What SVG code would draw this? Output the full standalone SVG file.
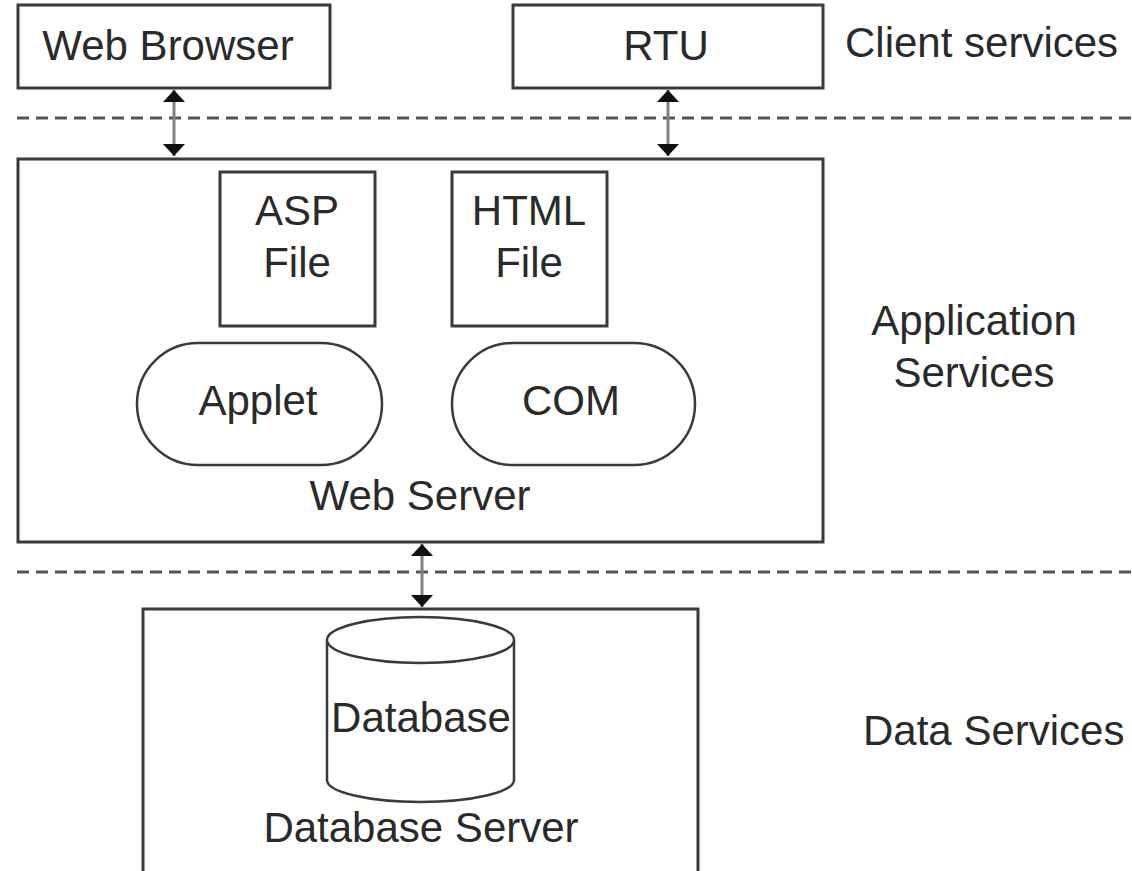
<svg xmlns="http://www.w3.org/2000/svg" width="1132" height="871" viewBox="0 0 1132 871">
<defs>
<style>
.box{fill:#fff;stroke:#3a3a3a;stroke-width:3}
.t{font-family:"Liberation Sans",Arial,sans-serif;font-size:42px;fill:#2a2a2a;text-anchor:middle}
.tl{font-family:"Liberation Sans",Arial,sans-serif;font-size:42px;fill:#2a2a2a}
.dash{stroke:#555;stroke-width:3;stroke-dasharray:12 7;fill:none}
.conn{stroke:#808080;stroke-width:3;fill:none;marker-start:url(#ah);marker-end:url(#ah)}
</style>
<marker id="ah" viewBox="0 0 12 22" refX="12" refY="11" markerWidth="12" markerHeight="22" markerUnits="userSpaceOnUse" orient="auto-start-reverse">
<path d="M0,0 L12,11 L0,22 Z" fill="#111"/>
</marker>
</defs>
<rect width="1132" height="871" fill="#fff"/>
<g id="separators">
<line class="dash" x1="17" y1="118" x2="1132" y2="118"/>
<line class="dash" x1="17" y1="572" x2="1132" y2="572"/>
</g>
<g id="web-browser">
<rect class="box" x="18" y="5" width="312" height="83"/>
<text class="t" x="168" y="60">Web Browser</text>
</g>
<g id="rtu">
<rect class="box" x="513" y="5" width="310" height="83"/>
<text class="t" x="666" y="60">RTU</text>
</g>
<g id="web-server">
<rect class="box" x="18" y="159" width="805" height="383"/>
<text class="t" x="420" y="510">Web Server</text>
</g>
<g id="asp-file">
<rect class="box" x="220" y="172" width="155" height="154"/>
<text class="t" x="297" y="225">ASP</text>
<text class="t" x="297" y="277">File</text>
</g>
<g id="html-file">
<rect class="box" x="452" y="172" width="155" height="154"/>
<text class="t" x="529" y="225">HTML</text>
<text class="t" x="529" y="277">File</text>
</g>
<g id="applet">
<rect class="box" x="137" y="343" width="245" height="122" rx="61" ry="61" style="stroke-width:2.5"/>
<text class="t" x="258" y="415">Applet</text>
</g>
<g id="com">
<rect class="box" x="452" y="343" width="243" height="122" rx="61" ry="61" style="stroke-width:2.5"/>
<text class="t" x="571" y="415">COM</text>
</g>
<g id="database-server">
<path class="box" d="M143,880 L143,609 L698,609 L698,880"/>
<text class="t" x="421" y="842">Database Server</text>
</g>
<g id="database">
<path class="box" d="M327,640 L327,780 A93.5,22 0 0 0 514,780 L514,640" style="stroke-width:2.5"/>
<ellipse class="box" cx="420.5" cy="640" rx="93.5" ry="23" style="stroke-width:2.5"/>
<text class="t" x="421" y="732">Database</text>
</g>
<g id="labels">
<text class="tl" x="845" y="57">Client services</text>
<text class="t" x="974" y="335">Application</text>
<text class="t" x="974" y="387">Services</text>
<text class="tl" x="863" y="745">Data Services</text>
</g>
<g id="connectors">
<line class="conn" x1="174" y1="90" x2="174" y2="156"/>
<line class="conn" x1="668" y1="90" x2="668" y2="156"/>
<line class="conn" x1="422" y1="544" x2="422" y2="607"/>
</g>
</svg>
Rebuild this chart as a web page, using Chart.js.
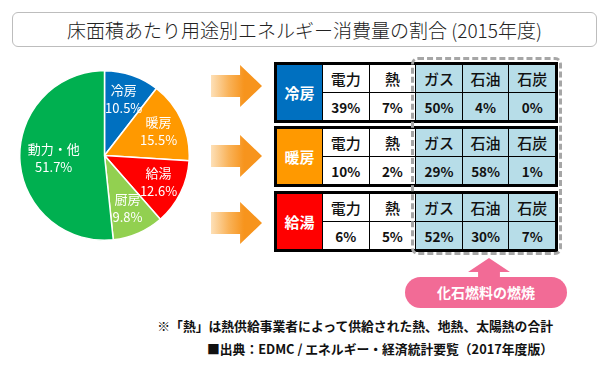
<!DOCTYPE html>
<html><head><meta charset="utf-8">
<script src="https://cdn.jsdelivr.net/npm/chart.js@4"></script>
<style>
html,body{margin:0;padding:0;background:#fff;}
body{width:610px;height:370px;position:relative;overflow:hidden;font-family:"Noto Sans CJK JP","Noto Sans",sans-serif;}
#title{position:absolute;left:12px;top:12px;width:585px;height:35px;box-sizing:border-box;border:1px solid #bdbdbd;border-radius:6px;
 font-size:19px;line-height:33px;text-align:center;color:#222;font-weight:300;}
#pie{position:absolute;left:19px;top:70px;}
.arrow{position:absolute;left:211px;width:51px;height:42px;
 clip-path:polygon(0 24%,57% 24%,57% 0,100% 50%,57% 100%,57% 76%,0 76%);
 background:linear-gradient(to right,#fde0b8 0%,#f9b258 35%,#f7941d 65%,#f7941d 100%);}
.tbl{position:absolute;left:274px;width:284px;height:61px;box-sizing:border-box;border:3px solid #000;background:#000;
 display:grid;grid-template-columns:45px repeat(5,1fr);grid-template-rows:1fr 1fr;gap:1px;}
.tbl div{display:flex;align-items:center;justify-content:center;background:#fff;color:#111;font-weight:700;}
.tbl .lab{grid-row:1 / span 2;color:#fff;font-size:15px;}
.tbl .hd{font-size:15px;font-weight:500;}
.tbl .val{font-size:13.5px;}
.tbl .fossil{background:#b7dde8;}
#dash{position:absolute;left:411px;top:57px;width:151px;height:198px;box-sizing:border-box;border:3px dashed #a6a6a6;border-radius:7px;z-index:5;}
#uparrow{position:absolute;left:468px;top:258px;width:42px;height:20px;background:#f26b96;
 clip-path:polygon(50% 0,100% 70%,76% 70%,76% 100%,24% 100%,24% 70%,0 70%);}
#pill{position:absolute;left:405px;top:277px;width:162px;height:31px;border-radius:16px;background:#f26b96;color:#fff;
 font-weight:700;font-size:14px;line-height:31px;text-align:center;}
.note{position:absolute;right:57px;font-weight:700;font-size:12.8px;color:#111;white-space:nowrap;}
</style></head>
<body>
<div id="title">床面積あたり用途別エネルギー消費量の割合 (2015年度)</div>
<canvas id="pie" width="171" height="171"></canvas>
<div id="tables"></div>
<div id="dash"></div>
<div id="uparrow"></div>
<div id="pill">化石燃料の燃焼</div>
<div class="note" style="top:316px;">※「熱」は熱供給事業者によって供給された熱、地熱、太陽熱の合計</div>
<div class="note" style="top:339px;">■出典：EDMC / エネルギー・経済統計要覧（2017年度版）</div>
<script>
// ---- data ----
const categories = ["冷房", "暖房", "給湯", "厨房", "動力・他"];
const shares = [10.5, 15.5, 12.6, 9.8, 51.7];
const useCases = ["冷房", "暖房", "給湯"];
const sources = ["電力", "熱", "ガス", "石油", "石炭"];
const coolingMix = [39, 7, 50, 4, 0];
const heatingMix = [10, 2, 29, 58, 1];
const hotWaterMix = [6, 5, 52, 30, 7];

// ---- styles ----
const sliceColors = ["#0070c0", "#ff9900", "#ff0000", "#92d050", "#00b050"];
const labelRadius = [0.7, 0.7, 0.71, 0.68, 0.6];
const fossilFrom = 2;

const labelPlugin = {
  id: "sliceLabels",
  afterDatasetsDraw(chart) {
    const ctx = chart.ctx;
    const meta = chart.getDatasetMeta(0);
    ctx.save();
    ctx.fillStyle = "#fff";
    ctx.textAlign = "center";
    ctx.textBaseline = "middle";
    ctx.font = "13px 'Noto Sans CJK JP', sans-serif";
    meta.data.forEach((arc, i) => {
      const p = arc.getProps(["x", "y", "startAngle", "endAngle", "outerRadius"], true);
      const a = (p.startAngle + p.endAngle) / 2;
      const r = p.outerRadius * labelRadius[i];
      const x = p.x + Math.cos(a) * r, y = p.y + Math.sin(a) * r;
      ctx.fillText(chart.data.labels[i], x, y - 9);
      ctx.fillText(chart.data.datasets[0].data[i].toFixed(1) + "%", x, y + 9);
    });
    ctx.restore();
  }
};

new Chart(document.getElementById("pie"), {
  type: "pie",
  data: { labels: categories, datasets: [{ data: shares, backgroundColor: sliceColors, borderColor: "#fff", borderWidth: 1.5 }] },
  options: {
    responsive: false, animation: false,
    layout: { padding: 0 },
    plugins: { legend: { display: false }, tooltip: { enabled: false } }
  },
  plugins: [labelPlugin]
});

// ---- tables + arrows ----
const mixes = [coolingMix, heatingMix, hotWaterMix];
const tableTops = [62, 126, 191];
const arrowTops = [65, 135, 202];
const labelColors = ["#0070c0", "#ff9900", "#ff0000"];
const holder = document.getElementById("tables");
useCases.forEach((u, k) => {
  const ar = document.createElement("div");
  ar.className = "arrow"; ar.style.top = arrowTops[k] + "px";
  holder.appendChild(ar);
  const t = document.createElement("div");
  t.className = "tbl"; t.style.top = tableTops[k] + "px";
  const lab = document.createElement("div");
  lab.className = "lab"; lab.textContent = u; lab.style.background = labelColors[k];
  t.appendChild(lab);
  sources.forEach((s, j) => {
    const c = document.createElement("div");
    c.className = "hd" + (j >= fossilFrom ? " fossil" : "");
    c.textContent = s; t.appendChild(c);
  });
  mixes[k].forEach((v, j) => {
    const c = document.createElement("div");
    c.className = "val" + (j >= fossilFrom ? " fossil" : "");
    c.textContent = v + "%"; t.appendChild(c);
  });
  holder.appendChild(t);
});
</script>
</body></html>
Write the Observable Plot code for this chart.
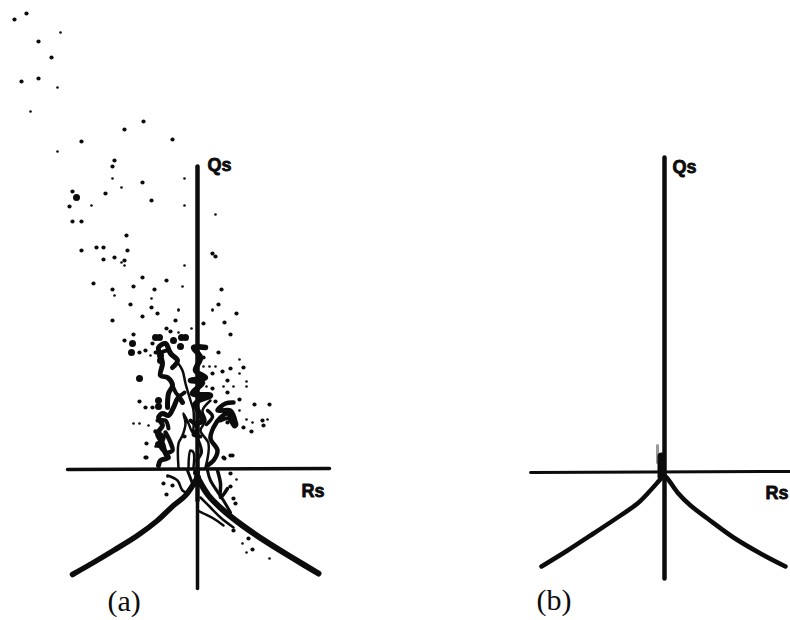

▬▬▬▬▬▬▬▬▬▬

Collect the lines that hold "this".

PROBLEM SOLUTION:
What SVG code would draw this? Output the full standalone SVG file.
Rebuild this chart as a web page, using Chart.js.
Write the Observable Plot code for this chart.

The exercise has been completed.